Surveillance and resistance July 19, 2012Posted by Cameron Shelley in : STV202, STV302 , comments closed
Steve Mann, a professor of computer engineering at the University of Toronto, has endured a strange experience at a McDonalds in Paris. Professor Mann wears a special set of augmented reality eyeglasses called EyeTap. Apparently, the device drew the ire of some employees of the restaurant, who confronted Mann and tried to take the glasses away. In his blog post, Mann notes that the device is attached to his head and “does not come off my skull without special tools”. In the end, Mann and his EyeTap were forcibly ejected from the premises.
(EyeTap blog/Steve Mann)
It is unclear what motivated the alleged assault. However, Mann points to an incident last year in which an American woman was forcibly ejected from a Paris McDonalds after she photographed the menu and, in the process, one of the employees. In both cases, McDonalds has denied that any physical altercation took place. However, it seems plausible to conclude that, in both cases, the employees were responding adversely to what they took to be intrusive surveillance on the job.
There is some irony in this situation. Both Professor Mann and his assailants view their actions as acts of resistance, that is, opposition to the introduction of unwelcome technologies. Professor Mann’s EyeTap device is meant, among other things, to promote sousveillance, that is, the surveillance of the authorities by members of the public. Through such sousveillance, government authorities such as the police can be held to account. This use of technology acts as a counter to the powers of surveillance that authorities can acquire through technology.

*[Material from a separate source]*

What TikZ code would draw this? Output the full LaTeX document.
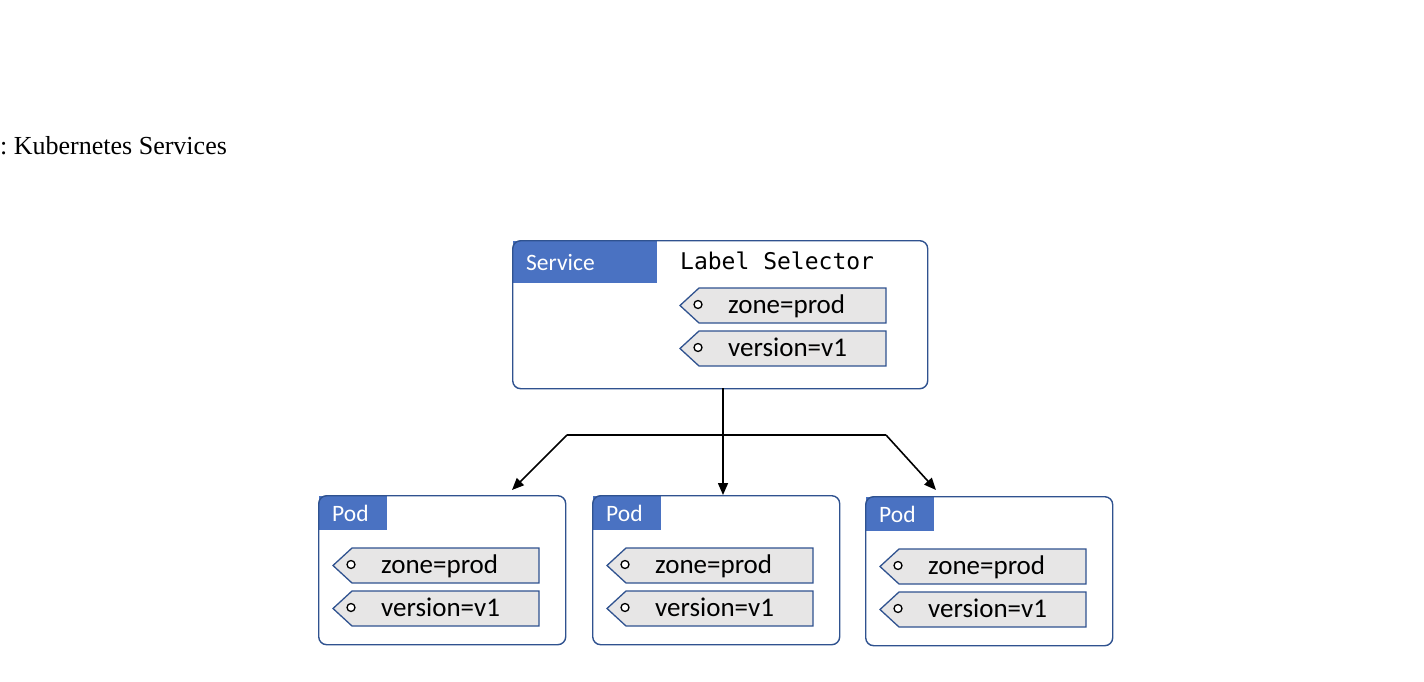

However, the difference between sousveillance and surveillance is only one of perspective. It may be that the McDonalds employees took Mann with his EyeTap as a surveilling authority figure, whether official or self-appointed. Not that this consideration excuses their hostile response.
The incident illustrates the tensions that come along with the arrival of ubiquitous, networked, and now mobile sensors such as Google glasses. It seems that the time has come to start resolving these tensions. McDonalds, for example, needs to set a policy for how employees may deal appropriately with members of the public wielding cameras and other recording devices. What should that policy do?